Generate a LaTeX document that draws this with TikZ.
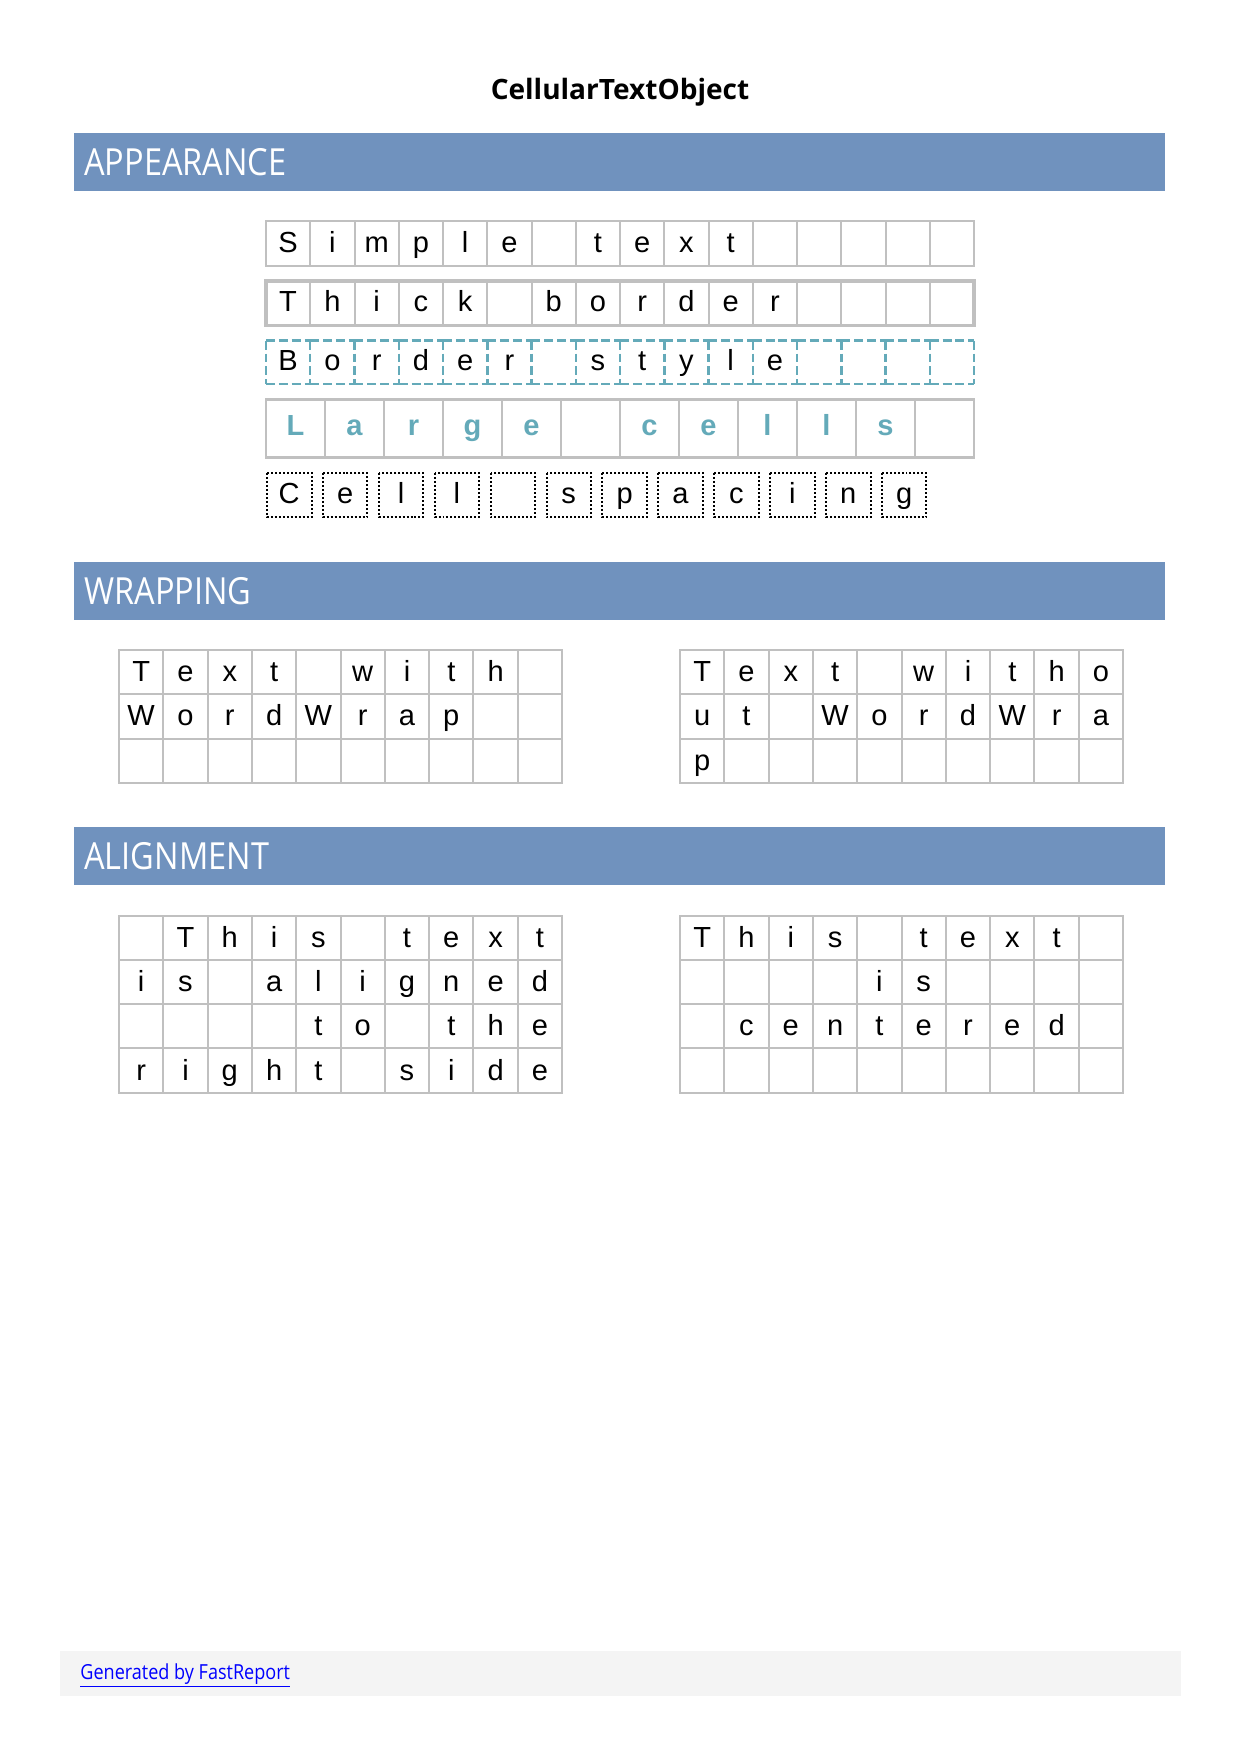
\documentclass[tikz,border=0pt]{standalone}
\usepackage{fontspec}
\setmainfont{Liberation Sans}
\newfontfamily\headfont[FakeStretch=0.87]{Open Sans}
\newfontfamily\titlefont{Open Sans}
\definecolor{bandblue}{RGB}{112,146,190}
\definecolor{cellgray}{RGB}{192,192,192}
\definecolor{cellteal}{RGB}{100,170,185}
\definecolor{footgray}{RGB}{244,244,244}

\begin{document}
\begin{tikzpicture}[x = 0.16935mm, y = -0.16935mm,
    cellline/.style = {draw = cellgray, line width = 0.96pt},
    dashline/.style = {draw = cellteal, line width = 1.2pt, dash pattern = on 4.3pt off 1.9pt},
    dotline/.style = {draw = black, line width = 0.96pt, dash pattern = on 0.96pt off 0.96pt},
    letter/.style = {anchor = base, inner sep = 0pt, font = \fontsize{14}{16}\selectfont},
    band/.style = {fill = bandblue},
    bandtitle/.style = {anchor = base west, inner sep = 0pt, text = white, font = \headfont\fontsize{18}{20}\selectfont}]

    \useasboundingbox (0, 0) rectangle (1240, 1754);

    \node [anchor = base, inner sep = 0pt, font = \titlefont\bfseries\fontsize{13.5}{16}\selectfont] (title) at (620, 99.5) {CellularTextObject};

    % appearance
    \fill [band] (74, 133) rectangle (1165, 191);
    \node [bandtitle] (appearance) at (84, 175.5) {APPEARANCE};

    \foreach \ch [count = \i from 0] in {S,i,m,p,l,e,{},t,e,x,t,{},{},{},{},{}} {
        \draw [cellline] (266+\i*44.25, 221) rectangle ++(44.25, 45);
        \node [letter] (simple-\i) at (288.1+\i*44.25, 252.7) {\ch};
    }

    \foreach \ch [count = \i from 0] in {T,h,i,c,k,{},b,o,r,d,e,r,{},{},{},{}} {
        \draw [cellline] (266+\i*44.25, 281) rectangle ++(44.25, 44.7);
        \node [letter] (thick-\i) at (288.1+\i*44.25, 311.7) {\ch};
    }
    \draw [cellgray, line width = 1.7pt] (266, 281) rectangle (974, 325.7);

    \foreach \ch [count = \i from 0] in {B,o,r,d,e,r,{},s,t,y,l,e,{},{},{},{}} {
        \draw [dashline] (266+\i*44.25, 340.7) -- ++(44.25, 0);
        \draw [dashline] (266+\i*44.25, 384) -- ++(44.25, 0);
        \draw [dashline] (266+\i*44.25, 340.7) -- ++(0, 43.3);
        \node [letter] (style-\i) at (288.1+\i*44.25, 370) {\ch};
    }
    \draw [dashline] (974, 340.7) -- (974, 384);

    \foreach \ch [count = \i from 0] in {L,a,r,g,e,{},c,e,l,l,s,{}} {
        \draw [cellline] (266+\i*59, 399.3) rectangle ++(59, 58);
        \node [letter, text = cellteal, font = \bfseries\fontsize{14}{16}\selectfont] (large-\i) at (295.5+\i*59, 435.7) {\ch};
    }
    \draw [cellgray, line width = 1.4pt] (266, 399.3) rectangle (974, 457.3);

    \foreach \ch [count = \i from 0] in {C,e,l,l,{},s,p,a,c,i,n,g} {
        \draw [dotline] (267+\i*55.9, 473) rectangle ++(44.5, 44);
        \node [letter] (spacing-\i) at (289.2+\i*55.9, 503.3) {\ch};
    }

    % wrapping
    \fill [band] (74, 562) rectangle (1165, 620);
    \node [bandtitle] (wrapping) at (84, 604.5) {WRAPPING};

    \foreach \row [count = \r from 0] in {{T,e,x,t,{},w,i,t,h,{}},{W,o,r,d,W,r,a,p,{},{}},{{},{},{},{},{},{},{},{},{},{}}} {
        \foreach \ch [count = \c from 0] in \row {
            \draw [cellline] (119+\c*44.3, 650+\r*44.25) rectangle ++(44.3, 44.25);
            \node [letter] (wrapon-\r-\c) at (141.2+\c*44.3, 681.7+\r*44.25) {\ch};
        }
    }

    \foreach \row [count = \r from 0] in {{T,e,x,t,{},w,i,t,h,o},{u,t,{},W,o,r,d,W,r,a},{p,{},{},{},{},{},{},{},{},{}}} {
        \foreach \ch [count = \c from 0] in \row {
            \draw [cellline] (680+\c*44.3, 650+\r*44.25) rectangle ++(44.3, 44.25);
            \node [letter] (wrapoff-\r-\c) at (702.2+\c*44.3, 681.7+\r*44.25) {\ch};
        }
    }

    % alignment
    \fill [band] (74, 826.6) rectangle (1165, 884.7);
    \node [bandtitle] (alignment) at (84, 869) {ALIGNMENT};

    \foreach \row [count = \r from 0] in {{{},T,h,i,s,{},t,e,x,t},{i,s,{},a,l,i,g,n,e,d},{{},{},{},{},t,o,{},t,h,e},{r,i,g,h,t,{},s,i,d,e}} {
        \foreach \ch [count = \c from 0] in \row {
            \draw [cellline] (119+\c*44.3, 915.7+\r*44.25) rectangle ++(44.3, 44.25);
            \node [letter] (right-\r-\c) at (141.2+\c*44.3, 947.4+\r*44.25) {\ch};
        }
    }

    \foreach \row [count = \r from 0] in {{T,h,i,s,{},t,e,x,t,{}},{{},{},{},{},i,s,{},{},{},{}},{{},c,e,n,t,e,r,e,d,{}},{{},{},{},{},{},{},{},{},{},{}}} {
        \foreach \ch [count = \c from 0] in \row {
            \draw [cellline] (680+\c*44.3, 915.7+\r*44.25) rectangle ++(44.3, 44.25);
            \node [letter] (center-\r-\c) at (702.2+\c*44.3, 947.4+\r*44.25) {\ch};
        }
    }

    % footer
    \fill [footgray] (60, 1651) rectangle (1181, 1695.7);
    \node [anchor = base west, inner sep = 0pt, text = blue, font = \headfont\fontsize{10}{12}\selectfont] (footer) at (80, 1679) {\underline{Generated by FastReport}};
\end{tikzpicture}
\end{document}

◆ ◆ ◆ ◆ ◆

SET TASK =>
Your task is to repeat the data above exactly while excluding the pictures.

EXERCISE RESPONSE =>
Generate a LaTeX document that draws this with TikZ.
\documentclass[tikz,border=0pt]{standalone}
\usepackage{fontspec}
\setmainfont{Liberation Sans}
\newfontfamily\headfont[FakeStretch=0.87]{Open Sans}
\newfontfamily\titlefont{Open Sans}
\definecolor{bandblue}{RGB}{112,146,190}
\definecolor{cellgray}{RGB}{192,192,192}
\definecolor{cellteal}{RGB}{100,170,185}
\definecolor{footgray}{RGB}{244,244,244}

\begin{document}
\begin{tikzpicture}[x = 0.16935mm, y = -0.16935mm,
    cellline/.style = {draw = cellgray, line width = 0.96pt},
    dashline/.style = {draw = cellteal, line width = 1.2pt, dash pattern = on 4.3pt off 1.9pt},
    dotline/.style = {draw = black, line width = 0.96pt, dash pattern = on 0.96pt off 0.96pt},
    letter/.style = {anchor = base, inner sep = 0pt, font = \fontsize{14}{16}\selectfont},
    band/.style = {fill = bandblue},
    bandtitle/.style = {anchor = base west, inner sep = 0pt, text = white, font = \headfont\fontsize{18}{20}\selectfont}]

    \useasboundingbox (0, 0) rectangle (1240, 1754);

    \node [anchor = base, inner sep = 0pt, font = \titlefont\bfseries\fontsize{13.5}{16}\selectfont] (title) at (620, 99.5) {CellularTextObject};

    % appearance
    \fill [band] (74, 133) rectangle (1165, 191);
    \node [bandtitle] (appearance) at (84, 175.5) {APPEARANCE};

    \foreach \ch [count = \i from 0] in {S,i,m,p,l,e,{},t,e,x,t,{},{},{},{},{}} {
        \draw [cellline] (266+\i*44.25, 221) rectangle ++(44.25, 45);
        \node [letter] (simple-\i) at (288.1+\i*44.25, 252.7) {\ch};
    }

    \foreach \ch [count = \i from 0] in {T,h,i,c,k,{},b,o,r,d,e,r,{},{},{},{}} {
        \draw [cellline] (266+\i*44.25, 281) rectangle ++(44.25, 44.7);
        \node [letter] (thick-\i) at (288.1+\i*44.25, 311.7) {\ch};
    }
    \draw [cellgray, line width = 1.7pt] (266, 281) rectangle (974, 325.7);

    \foreach \ch [count = \i from 0] in {B,o,r,d,e,r,{},s,t,y,l,e,{},{},{},{}} {
        \draw [dashline] (266+\i*44.25, 340.7) -- ++(44.25, 0);
        \draw [dashline] (266+\i*44.25, 384) -- ++(44.25, 0);
        \draw [dashline] (266+\i*44.25, 340.7) -- ++(0, 43.3);
        \node [letter] (style-\i) at (288.1+\i*44.25, 370) {\ch};
    }
    \draw [dashline] (974, 340.7) -- (974, 384);

    \foreach \ch [count = \i from 0] in {L,a,r,g,e,{},c,e,l,l,s,{}} {
        \draw [cellline] (266+\i*59, 399.3) rectangle ++(59, 58);
        \node [letter, text = cellteal, font = \bfseries\fontsize{14}{16}\selectfont] (large-\i) at (295.5+\i*59, 435.7) {\ch};
    }
    \draw [cellgray, line width = 1.4pt] (266, 399.3) rectangle (974, 457.3);

    \foreach \ch [count = \i from 0] in {C,e,l,l,{},s,p,a,c,i,n,g} {
        \draw [dotline] (267+\i*55.9, 473) rectangle ++(44.5, 44);
        \node [letter] (spacing-\i) at (289.2+\i*55.9, 503.3) {\ch};
    }

    % wrapping
    \fill [band] (74, 562) rectangle (1165, 620);
    \node [bandtitle] (wrapping) at (84, 604.5) {WRAPPING};

    \foreach \row [count = \r from 0] in {{T,e,x,t,{},w,i,t,h,{}},{W,o,r,d,W,r,a,p,{},{}},{{},{},{},{},{},{},{},{},{},{}}} {
        \foreach \ch [count = \c from 0] in \row {
            \draw [cellline] (119+\c*44.3, 650+\r*44.25) rectangle ++(44.3, 44.25);
            \node [letter] (wrapon-\r-\c) at (141.2+\c*44.3, 681.7+\r*44.25) {\ch};
        }
    }

    \foreach \row [count = \r from 0] in {{T,e,x,t,{},w,i,t,h,o},{u,t,{},W,o,r,d,W,r,a},{p,{},{},{},{},{},{},{},{},{}}} {
        \foreach \ch [count = \c from 0] in \row {
            \draw [cellline] (680+\c*44.3, 650+\r*44.25) rectangle ++(44.3, 44.25);
            \node [letter] (wrapoff-\r-\c) at (702.2+\c*44.3, 681.7+\r*44.25) {\ch};
        }
    }

    % alignment
    \fill [band] (74, 826.6) rectangle (1165, 884.7);
    \node [bandtitle] (alignment) at (84, 869) {ALIGNMENT};

    \foreach \row [count = \r from 0] in {{{},T,h,i,s,{},t,e,x,t},{i,s,{},a,l,i,g,n,e,d},{{},{},{},{},t,o,{},t,h,e},{r,i,g,h,t,{},s,i,d,e}} {
        \foreach \ch [count = \c from 0] in \row {
            \draw [cellline] (119+\c*44.3, 915.7+\r*44.25) rectangle ++(44.3, 44.25);
            \node [letter] (right-\r-\c) at (141.2+\c*44.3, 947.4+\r*44.25) {\ch};
        }
    }

    \foreach \row [count = \r from 0] in {{T,h,i,s,{},t,e,x,t,{}},{{},{},{},{},i,s,{},{},{},{}},{{},c,e,n,t,e,r,e,d,{}},{{},{},{},{},{},{},{},{},{},{}}} {
        \foreach \ch [count = \c from 0] in \row {
            \draw [cellline] (680+\c*44.3, 915.7+\r*44.25) rectangle ++(44.3, 44.25);
            \node [letter] (center-\r-\c) at (702.2+\c*44.3, 947.4+\r*44.25) {\ch};
        }
    }

    % footer
    \fill [footgray] (60, 1651) rectangle (1181, 1695.7);
    \node [anchor = base west, inner sep = 0pt, text = blue, font = \headfont\fontsize{10}{12}\selectfont] (footer) at (80, 1679) {\underline{Generated by FastReport}};
\end{tikzpicture}
\end{document}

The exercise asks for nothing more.